It's no secret that I have little love or use for a bridge pickup to begin with, but a J in bridge is the least useful thing to me. I don't mind a P - some good sounds there if not anything very unique.
The problem I have is when somebody (re)designs a new model, and just cops out of the thinking process after figuring the body shape and drops P/J in there instead of exploring the numerous other options. Agree about the Jag bass with Chris; just a damn shame, nice affordable bass, sounds OK I guess but looks so wrong.
I get it, they think it will increase sales because it's what people know (and like a Honda Civic, there's the most alt drop in replacement options of any other bass pup).
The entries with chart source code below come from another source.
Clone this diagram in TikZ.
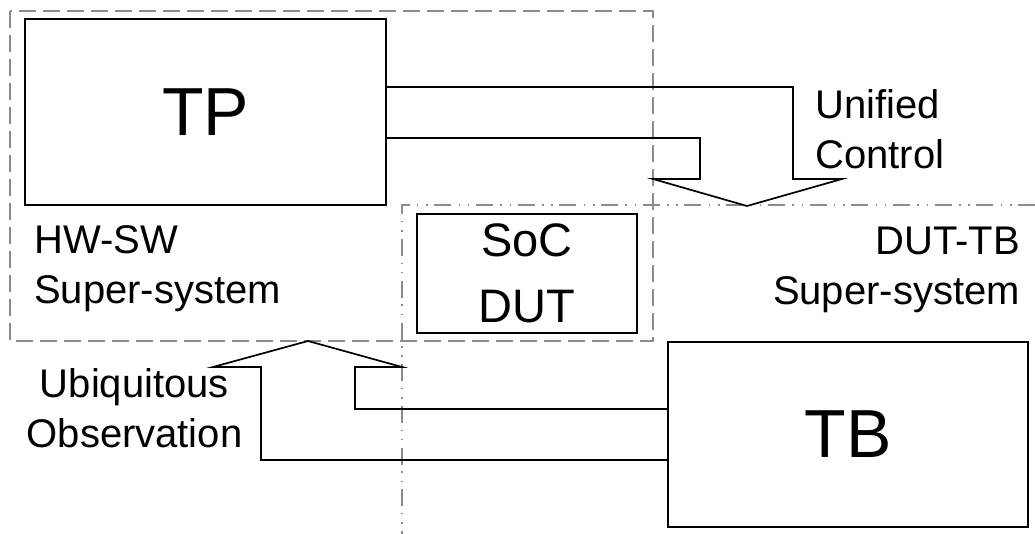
\documentclass[tikz,border=0pt]{standalone}
\usepackage{fontspec}
\setmainfont{Liberation Sans}
\usetikzlibrary{
  calc,
  positioning
}

\tikzset{
  blockbox/.style={draw,line width=1.7pt,inner sep=0pt,align=center},
  hwsw/.style={draw=black!45,line width=1.3pt,dash pattern=on 17pt off 7pt},
  duttb/.style={draw=black!45,line width=1.3pt,
    dash pattern=on 17pt off 6.5pt on 1.5pt off 7.8pt on 1.5pt off 7.4pt},
  fatarrow/.style={draw,line width=1.7pt,line join=miter},
  lbl/.style={font=\fontsize{40}{50}\selectfont,inner sep=0pt}
}

\begin{document}
\begin{tikzpicture}[x=1pt,y=-1pt]
  \useasboundingbox (0,0) rectangle (1035,534);
  % super-system borders
  \draw[hwsw] (10,11) rectangle (653,341);
  \draw[duttb] (1035,205) -- (402,205) -- (402,534);
  % blocks
  \node[blockbox,minimum width=361pt,minimum height=186pt,
        font=\fontsize{68}{80}\selectfont] (tp) at (205.5,112) {TP};
  \node[blockbox,minimum width=220pt,minimum height=119pt,
        font=\fontsize{47}{66}\selectfont] (soc) at (527,273.5) {SoC\\DUT};
  \node[blockbox,minimum width=360pt,minimum height=185pt,
        font=\fontsize{68}{80}\selectfont] (tb) at (848,434.5) {TB};
  % labels
  \node[lbl,anchor=north west,align=left] (hwswlbl) at (34,225.4) {HW-SW\\Super-system};
  \node[lbl,anchor=north east,align=right] (duttblbl) at (1020,226.4) {DUT-TB\\Super-system};
  \node[lbl,anchor=north west,align=left] (uclbl) at (815,88.9) {Unified\\Control};
  \node[lbl,anchor=north,align=center] (uolbl) at (134.5,367.9) {Ubiquitous\\Observation};
  % unified control arrow
  \coordinate (uc1) at (793,87);
  \coordinate (uc2) at (700,138);
  \coordinate (ucTip) at (747,206);
  \draw[fatarrow] (tp.east |- uc1) -- (uc1) -- ++(0,92) -- ++(49,0) -- (ucTip)
    -- ++(-94,-27) -- ++(47,0) -- (uc2) -- (tp.east |- uc2);
  % ubiquitous observation arrow
  \coordinate (uo1) at (355,409);
  \coordinate (uo2) at (261,460);
  \coordinate (uoTip) at (308,341);
  \draw[fatarrow] (tb.west |- uo1) -- (uo1) -- ++(0,-42) -- ++(47,0) -- (uoTip)
    -- ++(-95,26) -- ++(48,0) -- (uo2) -- (tb.west |- uo2);
\end{tikzpicture}
\end{document}
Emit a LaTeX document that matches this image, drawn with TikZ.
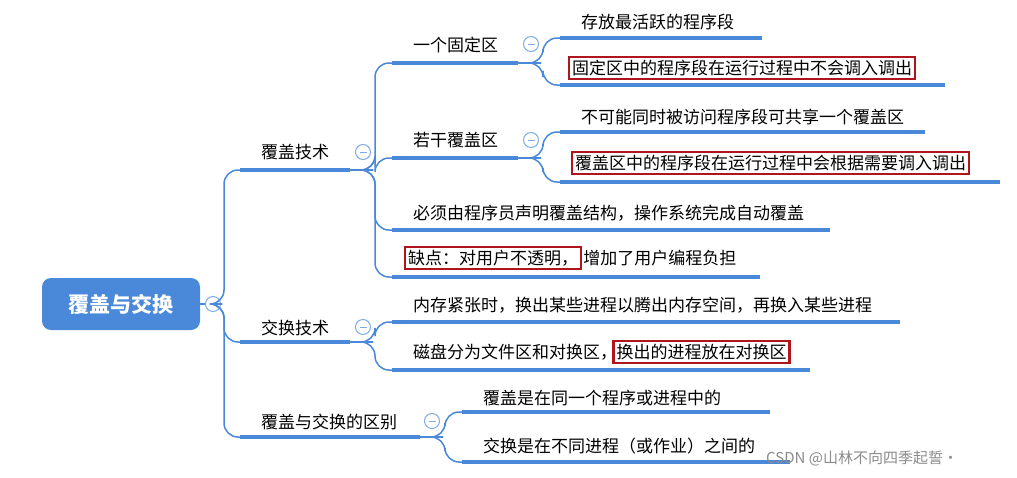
\documentclass[tikz,border=0pt]{standalone}
\usepackage{fontspec}
\newfontfamily\cjk{Noto Sans CJK SC}
\definecolor{lb}{HTML}{4A88D9}
\definecolor{boxred}{HTML}{B0141C}
\begin{document}
\begin{tikzpicture}[x=1pt,y=-1pt,
 t/.style={font=\cjk\fontsize{17}{20}\selectfont, anchor=west, inner sep=1pt},
 rbox/.style={t, draw=boxred, line width=2.2pt, inner sep=3pt},
 ul/.style={draw=lb, line width=4pt},
 e/.style={draw=lb, line width=1.5pt, rounded corners=14pt},
 col/.style={circle, draw=lb!70, fill=white, line width=1pt, minimum size=15pt, inner sep=0pt,
   path picture={\draw[lb!70,line width=1pt] ([xshift=-3.5pt]path picture bounding box.center) -- ([xshift=3.5pt]path picture bounding box.center);}},
 root/.style={fill=lb, rounded corners=9pt, minimum width=158pt, minimum height=52pt, text=white, font=\cjk\bfseries\fontsize{21}{24}\selectfont}]
\useasboundingbox[fill=white] (0,0) rectangle (1017,477);
% root
\node[root] (root) at (121,304) {覆盖与交换};
\coordinate (bp0) at (222,304);
\draw[e] (root.east) -- (bp0);
\node[col] (c0) at (213,304) {};
% level 1
\coordinate (k1a) at (240,170); \coordinate (k1b) at (350,170); \coordinate (bp1) at (373,170);
\coordinate (k2a) at (240,342); \coordinate (k2b) at (350,342); \coordinate (bp2) at (373,342);
\coordinate (k3a) at (240,437); \coordinate (k3b) at (420,437); \coordinate (bp3) at (443,437);
\foreach \k in {1,2,3}{\draw[e] (bp0) -- ++(2,0) |- (k\k a); \draw[ul] (k\k a) -- (k\k b); \draw[lb, line width=1.5pt] (k\k b) -- (bp\k);}
\node[t] (n1) at (260,152) {覆盖技术}; \node[col] (c1) at (363,152) {};
\node[t] (n2) at (260,328) {交换技术}; \node[col] (c2) at (363,327) {};
\node[t] (n3) at (260,422) {覆盖与交换的区别}; \node[col] (c3) at (432,421) {};
% level 2 under 覆盖技术
\coordinate (a1a) at (392,63); \coordinate (a1b) at (518,63); \coordinate (ba1) at (541,63);
\coordinate (a2a) at (392,158); \coordinate (a2b) at (518,158); \coordinate (ba2) at (541,158);
\coordinate (a3a) at (392,230); \coordinate (a3b) at (830,230);
\coordinate (a4a) at (392,277); \coordinate (a4b) at (760,277);
\foreach \k in {1,2,3,4}{\draw[e] (bp1) -- ++(2,0) |- (a\k a); \draw[ul] (a\k a) -- (a\k b);}
\foreach \k in {1,2}{\draw[lb, line width=1.5pt] (a\k b) -- (ba\k);}
\node[t] (m1) at (412,45) {一个固定区}; \node[col] (cm1) at (531,44) {};
\node[t] (m2) at (412,140) {若干覆盖区}; \node[col] (cm2) at (531,140) {};
\node[t] (m3) at (412,213) {必须由程序员声明覆盖结构，操作系统完成自动覆盖};
\node[rbox] (m4a) at (404,258) {缺点：对用户不透明，};
\node[t, anchor=west] (m4b) at (m4a.east) {增加了用户编程负担};
% level 3
\coordinate (f1a) at (560,38); \coordinate (f1b) at (762,38);
\coordinate (f2a) at (560,85); \coordinate (f2b) at (945,85);
\foreach \k in {1,2}{\draw[e] (ba1) -- ++(2,0) |- (f\k a); \draw[ul] (f\k a) -- (f\k b);}
\node[t] (p1) at (580,22) {存放最活跃的程序段};
\node[rbox] (p2) at (568,68) {固定区中的程序段在运行过程中不会调入调出};
\coordinate (g1a) at (560,132); \coordinate (g1b) at (925,132);
\coordinate (g2a) at (560,182); \coordinate (g2b) at (1000,182);
\foreach \k in {1,2}{\draw[e] (ba2) -- ++(2,0) |- (g\k a); \draw[ul] (g\k a) -- (g\k b);}
\node[t] (q1) at (580,117) {不可能同时被访问程序段可共享一个覆盖区};
\node[rbox] (q2) at (571,163) {覆盖区中的程序段在运行过程中会根据需要调入调出};
% under 交换技术
\coordinate (s1a) at (392,322); \coordinate (s1b) at (900,322);
\coordinate (s2a) at (392,370); \coordinate (s2b) at (810,370);
\foreach \k in {1,2}{\draw[e] (bp2) -- ++(2,0) |- (s\k a); \draw[ul] (s\k a) -- (s\k b);}
\node[t] (r1) at (412,305) {内存紧张时，换出某些进程以腾出内存空间，再换入某些进程};
\node[t] (r2a) at (412,352) {磁盘分为文件区和对换区，};
\node[rbox, anchor=west] (r2b) at ([xshift=-6pt]r2a.east) {换出的进程放在对换区};
% under 区别
\coordinate (d1a) at (462,412); \coordinate (d1b) at (770,412);
\coordinate (d2a) at (462,462); \coordinate (d2b) at (790,462);
\foreach \k in {1,2}{\draw[e] (bp3) -- ++(2,0) |- (d\k a); \draw[ul] (d\k a) -- (d\k b);}
\node[t] (w1) at (482,398) {覆盖是在同一个程序或进程中的};
\node[t] (w2) at (482,446) {交换是在不同进程（或作业）之间的};
% watermark
\node[t, text=black!45, font=\cjk\fontsize{15}{17}\selectfont] (wm) at (765,458) {CSDN @山林不向四季起誓·};
\end{tikzpicture}
\end{document}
And with a certain segment of the market, this is true, not sure on the numbers there, but even from the (not entirely unrandom) sample here, it is apparent that people do want some diversity - especially those that already have a few basses, including a few P/Js.
I am actually surprised that more makers don't offer various pup options like stock P/J for the vanilla/no weird shit types, and whatever else they find to really compliment the bass as another. I get that they assume it means different tooling for different routing patterns, but it's not too hard to imagine a scheme where a single routing pattern would work - e.g. if you square out a P route, there ain't a bass pup available short of a mudbucker that won't fit in there. That slight loss of extra wood won't really affect anything, and it's all under the pickguard. It would really be the Honda Civic of basses; people love 'mod platforms' - if you price it right (top end of affordable ish). There's a number of places that this sort of idea could be extrapolated to but become a bit more risky propositions in terms of major makers worrying about their brand integrity as offering more bare bones models means there's no consistency in result because you don't know what a dude will do with it. I do think that there is a place in the market for some up-market (higher quality, and accordingly price) competition with those cheap Chinese DIY kits (something partially complete, like finished but pup/hardware-less bass that can be priced more affordably than their turn key equivalent), but that ain't likely.